▶ DATA PROVIDED

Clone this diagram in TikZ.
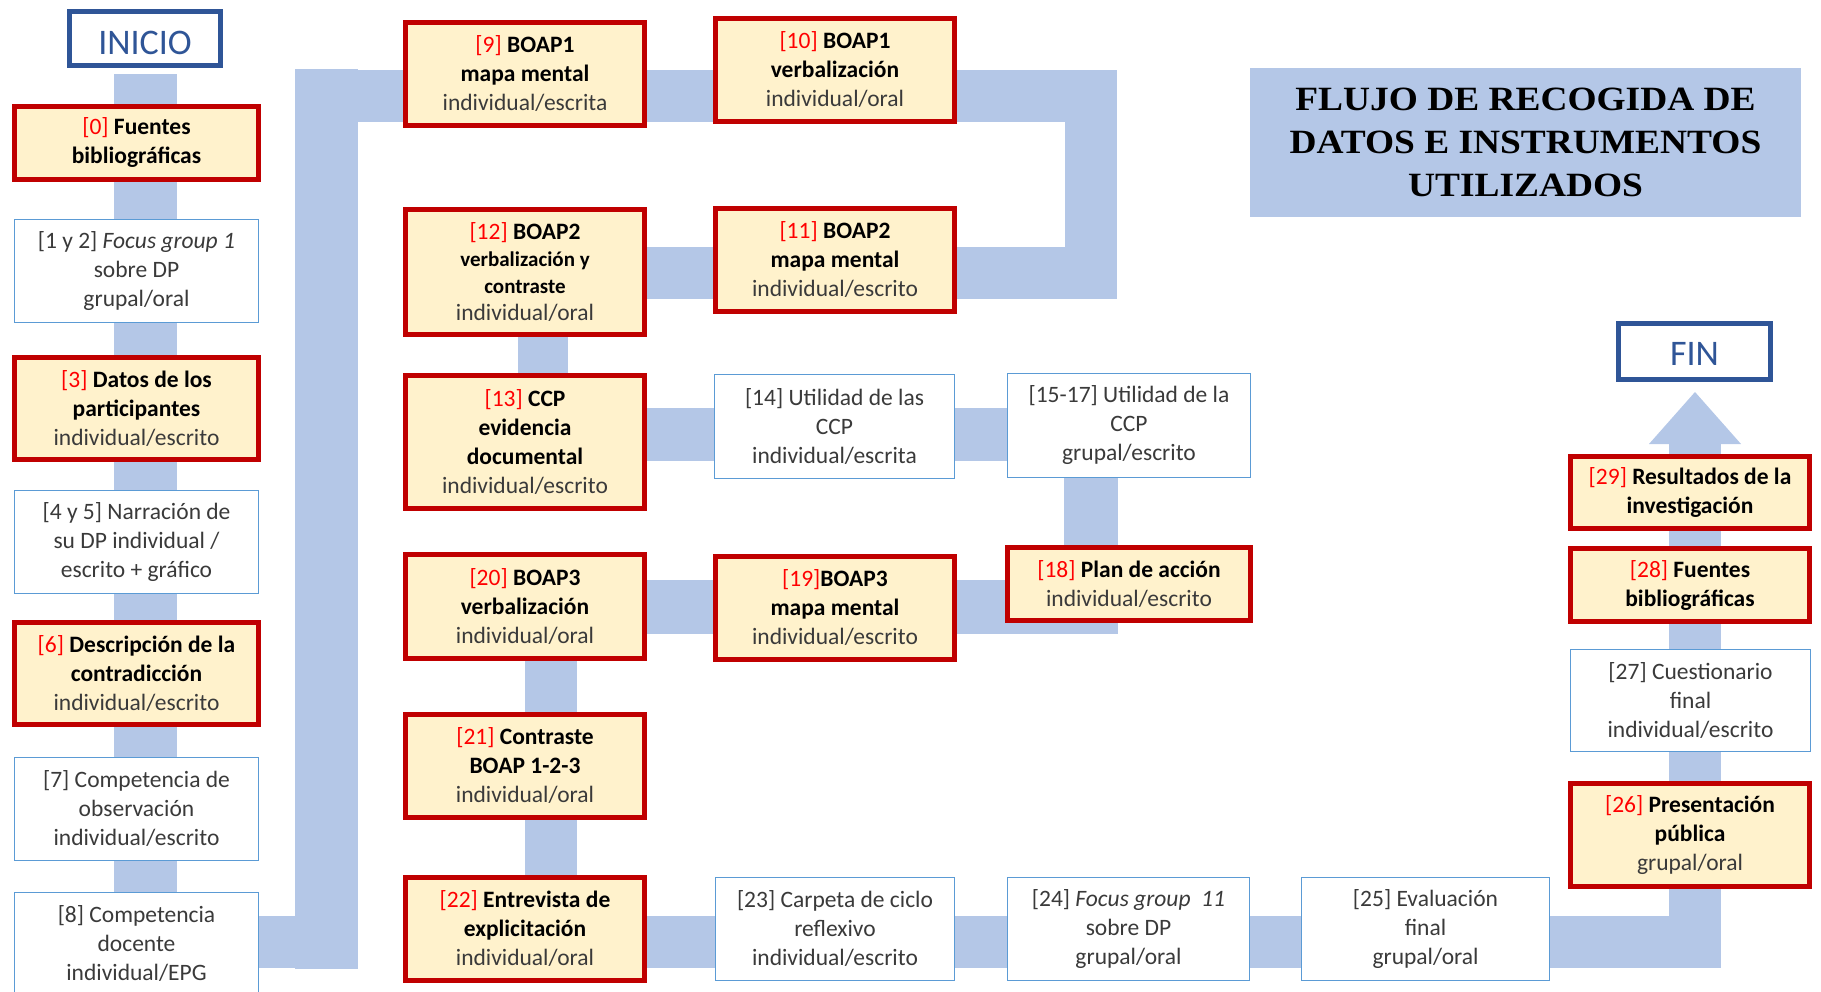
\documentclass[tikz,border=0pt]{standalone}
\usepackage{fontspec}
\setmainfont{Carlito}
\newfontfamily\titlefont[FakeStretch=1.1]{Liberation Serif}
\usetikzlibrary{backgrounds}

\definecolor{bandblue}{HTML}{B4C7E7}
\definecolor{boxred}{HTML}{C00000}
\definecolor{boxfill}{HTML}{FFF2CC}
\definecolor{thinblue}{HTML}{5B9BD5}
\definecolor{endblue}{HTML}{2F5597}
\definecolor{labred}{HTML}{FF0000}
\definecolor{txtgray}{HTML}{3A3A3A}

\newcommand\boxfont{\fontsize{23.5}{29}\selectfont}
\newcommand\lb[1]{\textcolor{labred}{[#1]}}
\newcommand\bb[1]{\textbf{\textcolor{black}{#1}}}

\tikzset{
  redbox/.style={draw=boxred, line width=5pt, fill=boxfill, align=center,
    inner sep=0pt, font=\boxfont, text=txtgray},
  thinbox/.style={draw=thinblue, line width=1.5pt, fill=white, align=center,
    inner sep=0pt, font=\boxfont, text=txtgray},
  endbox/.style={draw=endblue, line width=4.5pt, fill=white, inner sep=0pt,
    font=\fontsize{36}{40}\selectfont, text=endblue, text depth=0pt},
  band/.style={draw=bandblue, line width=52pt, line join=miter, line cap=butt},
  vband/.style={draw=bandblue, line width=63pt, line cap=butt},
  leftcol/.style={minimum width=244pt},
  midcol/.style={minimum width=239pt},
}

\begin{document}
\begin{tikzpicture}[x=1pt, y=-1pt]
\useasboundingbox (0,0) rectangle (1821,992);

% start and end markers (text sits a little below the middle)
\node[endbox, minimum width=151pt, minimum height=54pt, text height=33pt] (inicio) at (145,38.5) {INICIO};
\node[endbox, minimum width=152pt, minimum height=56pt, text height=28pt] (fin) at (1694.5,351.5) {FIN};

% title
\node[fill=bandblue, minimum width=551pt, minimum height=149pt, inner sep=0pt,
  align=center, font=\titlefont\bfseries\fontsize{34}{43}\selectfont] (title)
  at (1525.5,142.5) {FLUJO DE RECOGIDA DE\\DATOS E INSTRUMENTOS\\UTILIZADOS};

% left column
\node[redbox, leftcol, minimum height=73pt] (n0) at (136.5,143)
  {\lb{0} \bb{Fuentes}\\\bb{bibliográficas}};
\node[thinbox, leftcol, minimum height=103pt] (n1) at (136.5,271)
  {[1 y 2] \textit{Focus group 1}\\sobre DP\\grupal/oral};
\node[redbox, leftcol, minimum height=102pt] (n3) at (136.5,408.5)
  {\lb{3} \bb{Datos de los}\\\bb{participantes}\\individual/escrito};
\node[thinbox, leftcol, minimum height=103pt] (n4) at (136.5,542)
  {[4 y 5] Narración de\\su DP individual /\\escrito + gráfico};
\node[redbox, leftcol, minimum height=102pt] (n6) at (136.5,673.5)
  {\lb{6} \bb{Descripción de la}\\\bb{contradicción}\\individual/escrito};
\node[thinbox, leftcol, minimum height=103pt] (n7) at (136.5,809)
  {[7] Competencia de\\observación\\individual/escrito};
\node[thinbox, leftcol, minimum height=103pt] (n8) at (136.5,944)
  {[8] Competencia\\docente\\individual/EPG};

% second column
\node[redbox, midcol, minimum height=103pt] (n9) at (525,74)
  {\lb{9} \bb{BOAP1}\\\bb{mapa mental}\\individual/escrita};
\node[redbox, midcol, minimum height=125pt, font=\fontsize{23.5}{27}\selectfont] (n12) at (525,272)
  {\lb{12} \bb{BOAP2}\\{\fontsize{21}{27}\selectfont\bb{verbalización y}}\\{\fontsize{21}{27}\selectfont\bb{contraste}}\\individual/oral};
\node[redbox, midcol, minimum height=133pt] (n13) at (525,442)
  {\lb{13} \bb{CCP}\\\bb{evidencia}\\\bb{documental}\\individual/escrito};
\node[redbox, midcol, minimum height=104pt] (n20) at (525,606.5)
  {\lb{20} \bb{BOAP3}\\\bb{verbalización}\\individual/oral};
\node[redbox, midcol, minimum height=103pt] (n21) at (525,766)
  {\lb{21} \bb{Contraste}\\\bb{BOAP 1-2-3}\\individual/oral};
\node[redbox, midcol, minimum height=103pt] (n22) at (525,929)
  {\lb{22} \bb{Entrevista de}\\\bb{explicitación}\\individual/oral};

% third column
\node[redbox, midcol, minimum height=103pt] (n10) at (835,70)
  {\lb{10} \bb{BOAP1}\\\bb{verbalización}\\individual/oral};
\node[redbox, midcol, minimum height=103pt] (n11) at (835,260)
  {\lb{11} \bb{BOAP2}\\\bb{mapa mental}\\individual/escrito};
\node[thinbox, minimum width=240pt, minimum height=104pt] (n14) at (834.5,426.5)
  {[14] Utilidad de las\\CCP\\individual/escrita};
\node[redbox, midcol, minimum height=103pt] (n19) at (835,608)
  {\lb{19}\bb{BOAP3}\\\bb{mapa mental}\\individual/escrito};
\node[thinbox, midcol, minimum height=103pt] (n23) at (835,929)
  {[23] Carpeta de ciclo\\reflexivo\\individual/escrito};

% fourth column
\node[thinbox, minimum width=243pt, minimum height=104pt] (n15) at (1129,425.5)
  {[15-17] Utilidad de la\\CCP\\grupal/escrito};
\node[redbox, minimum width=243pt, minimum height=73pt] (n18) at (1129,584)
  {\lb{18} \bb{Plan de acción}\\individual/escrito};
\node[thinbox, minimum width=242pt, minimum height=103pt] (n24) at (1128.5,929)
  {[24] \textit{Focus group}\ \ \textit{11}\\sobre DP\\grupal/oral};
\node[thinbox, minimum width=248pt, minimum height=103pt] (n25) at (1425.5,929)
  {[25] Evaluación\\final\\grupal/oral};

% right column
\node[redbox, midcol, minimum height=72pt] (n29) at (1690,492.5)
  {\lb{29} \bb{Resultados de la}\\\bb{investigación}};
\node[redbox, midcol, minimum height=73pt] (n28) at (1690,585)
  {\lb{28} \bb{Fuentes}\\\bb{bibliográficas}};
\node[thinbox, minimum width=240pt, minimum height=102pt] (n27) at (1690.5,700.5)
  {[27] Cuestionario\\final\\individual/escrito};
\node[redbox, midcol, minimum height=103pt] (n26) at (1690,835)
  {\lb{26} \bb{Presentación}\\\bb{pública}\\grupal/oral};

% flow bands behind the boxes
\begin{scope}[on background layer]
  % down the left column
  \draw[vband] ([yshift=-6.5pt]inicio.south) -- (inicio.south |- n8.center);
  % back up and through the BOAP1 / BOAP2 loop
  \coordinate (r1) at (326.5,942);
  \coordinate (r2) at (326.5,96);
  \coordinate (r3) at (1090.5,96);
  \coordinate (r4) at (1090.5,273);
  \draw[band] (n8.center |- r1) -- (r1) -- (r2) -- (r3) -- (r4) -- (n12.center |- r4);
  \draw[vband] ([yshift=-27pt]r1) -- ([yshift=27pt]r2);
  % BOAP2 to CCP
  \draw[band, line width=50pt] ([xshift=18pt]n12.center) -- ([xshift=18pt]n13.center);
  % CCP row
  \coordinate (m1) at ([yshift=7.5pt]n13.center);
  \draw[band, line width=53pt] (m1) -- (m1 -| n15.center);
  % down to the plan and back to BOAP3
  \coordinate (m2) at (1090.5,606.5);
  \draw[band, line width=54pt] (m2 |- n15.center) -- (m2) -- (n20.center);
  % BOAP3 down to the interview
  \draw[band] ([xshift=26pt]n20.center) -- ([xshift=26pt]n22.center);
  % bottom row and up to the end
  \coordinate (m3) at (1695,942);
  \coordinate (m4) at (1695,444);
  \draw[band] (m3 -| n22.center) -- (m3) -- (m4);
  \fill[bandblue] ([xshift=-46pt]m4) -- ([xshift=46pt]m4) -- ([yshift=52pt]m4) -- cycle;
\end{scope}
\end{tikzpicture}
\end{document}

==

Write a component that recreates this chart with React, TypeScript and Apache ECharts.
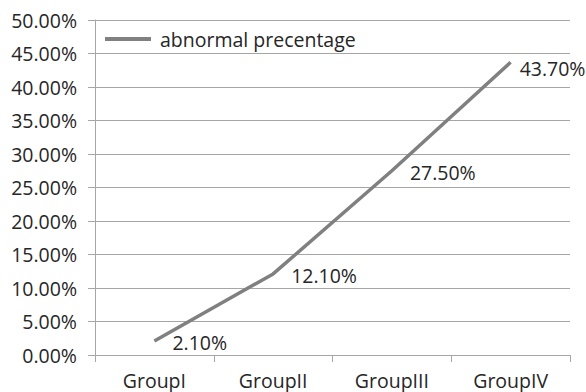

---

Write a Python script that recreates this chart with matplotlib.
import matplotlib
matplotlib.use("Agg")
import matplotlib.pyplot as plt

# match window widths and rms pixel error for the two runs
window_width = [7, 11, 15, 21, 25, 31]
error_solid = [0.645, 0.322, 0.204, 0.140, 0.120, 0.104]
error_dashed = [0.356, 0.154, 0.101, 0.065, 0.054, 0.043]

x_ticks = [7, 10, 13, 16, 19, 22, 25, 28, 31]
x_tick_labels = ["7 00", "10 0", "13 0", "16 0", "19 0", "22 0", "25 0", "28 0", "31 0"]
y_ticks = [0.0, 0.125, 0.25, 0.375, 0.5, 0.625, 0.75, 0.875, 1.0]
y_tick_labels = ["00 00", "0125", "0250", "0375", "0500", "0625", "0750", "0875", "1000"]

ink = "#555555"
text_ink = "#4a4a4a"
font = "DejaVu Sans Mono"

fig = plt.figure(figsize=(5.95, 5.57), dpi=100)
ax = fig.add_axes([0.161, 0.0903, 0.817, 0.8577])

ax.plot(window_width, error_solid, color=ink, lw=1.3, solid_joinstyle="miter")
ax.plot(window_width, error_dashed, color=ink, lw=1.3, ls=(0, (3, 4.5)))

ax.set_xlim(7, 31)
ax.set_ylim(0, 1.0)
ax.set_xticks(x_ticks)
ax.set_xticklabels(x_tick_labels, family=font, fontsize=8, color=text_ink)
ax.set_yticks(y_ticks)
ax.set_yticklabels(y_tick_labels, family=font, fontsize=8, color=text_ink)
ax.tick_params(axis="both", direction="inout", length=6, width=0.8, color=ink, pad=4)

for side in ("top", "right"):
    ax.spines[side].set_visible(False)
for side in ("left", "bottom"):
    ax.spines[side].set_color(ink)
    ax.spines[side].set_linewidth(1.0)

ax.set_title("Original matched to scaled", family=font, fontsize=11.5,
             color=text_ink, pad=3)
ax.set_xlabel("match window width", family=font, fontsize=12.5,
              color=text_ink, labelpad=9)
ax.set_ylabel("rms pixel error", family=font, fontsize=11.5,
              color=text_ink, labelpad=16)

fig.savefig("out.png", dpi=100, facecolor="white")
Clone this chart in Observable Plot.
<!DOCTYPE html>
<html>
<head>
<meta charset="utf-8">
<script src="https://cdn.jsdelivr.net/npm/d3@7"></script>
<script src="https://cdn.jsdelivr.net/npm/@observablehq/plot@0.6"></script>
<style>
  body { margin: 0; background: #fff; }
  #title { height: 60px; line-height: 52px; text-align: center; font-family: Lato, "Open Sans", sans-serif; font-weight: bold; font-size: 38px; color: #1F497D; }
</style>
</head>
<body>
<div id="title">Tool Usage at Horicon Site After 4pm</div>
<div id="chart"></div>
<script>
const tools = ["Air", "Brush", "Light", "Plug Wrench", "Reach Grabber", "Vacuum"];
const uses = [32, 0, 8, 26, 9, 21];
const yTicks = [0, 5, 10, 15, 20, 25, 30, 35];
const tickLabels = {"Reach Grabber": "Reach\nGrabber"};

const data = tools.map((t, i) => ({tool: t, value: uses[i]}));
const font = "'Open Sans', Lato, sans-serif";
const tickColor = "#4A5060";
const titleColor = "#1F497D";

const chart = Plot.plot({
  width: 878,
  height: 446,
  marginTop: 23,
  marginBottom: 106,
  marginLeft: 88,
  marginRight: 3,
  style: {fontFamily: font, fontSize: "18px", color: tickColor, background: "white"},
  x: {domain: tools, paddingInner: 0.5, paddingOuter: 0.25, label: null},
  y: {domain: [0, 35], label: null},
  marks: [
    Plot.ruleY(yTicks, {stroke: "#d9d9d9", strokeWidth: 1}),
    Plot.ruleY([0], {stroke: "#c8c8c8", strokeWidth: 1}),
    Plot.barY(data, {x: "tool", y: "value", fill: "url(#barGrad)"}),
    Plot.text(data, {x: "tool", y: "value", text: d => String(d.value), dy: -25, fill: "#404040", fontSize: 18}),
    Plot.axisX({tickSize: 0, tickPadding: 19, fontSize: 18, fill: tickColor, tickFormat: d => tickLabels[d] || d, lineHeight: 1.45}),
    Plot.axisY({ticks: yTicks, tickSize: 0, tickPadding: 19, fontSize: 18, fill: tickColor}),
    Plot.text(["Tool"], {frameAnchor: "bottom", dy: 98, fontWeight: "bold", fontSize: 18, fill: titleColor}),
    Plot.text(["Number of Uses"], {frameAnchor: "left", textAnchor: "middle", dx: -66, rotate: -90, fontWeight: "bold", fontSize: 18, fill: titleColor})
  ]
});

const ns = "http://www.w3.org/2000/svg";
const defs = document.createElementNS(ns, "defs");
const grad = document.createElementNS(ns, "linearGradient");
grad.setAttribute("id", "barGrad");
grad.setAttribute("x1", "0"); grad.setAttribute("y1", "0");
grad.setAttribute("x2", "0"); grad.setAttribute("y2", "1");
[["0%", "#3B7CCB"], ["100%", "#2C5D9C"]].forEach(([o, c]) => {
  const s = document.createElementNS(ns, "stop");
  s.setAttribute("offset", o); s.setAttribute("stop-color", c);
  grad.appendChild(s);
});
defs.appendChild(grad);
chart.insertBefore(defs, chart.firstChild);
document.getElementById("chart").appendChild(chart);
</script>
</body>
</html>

▶ WHAT IS REQUIRED
Go through the records above, find every line with the word "this", and list those lines.

▶ OUTPUT OF THE TASK
Clone this diagram in TikZ.
Write a component that recreates this chart with React, TypeScript and Apache ECharts.
Write a Python script that recreates this chart with matplotlib.
Clone this chart in Observable Plot.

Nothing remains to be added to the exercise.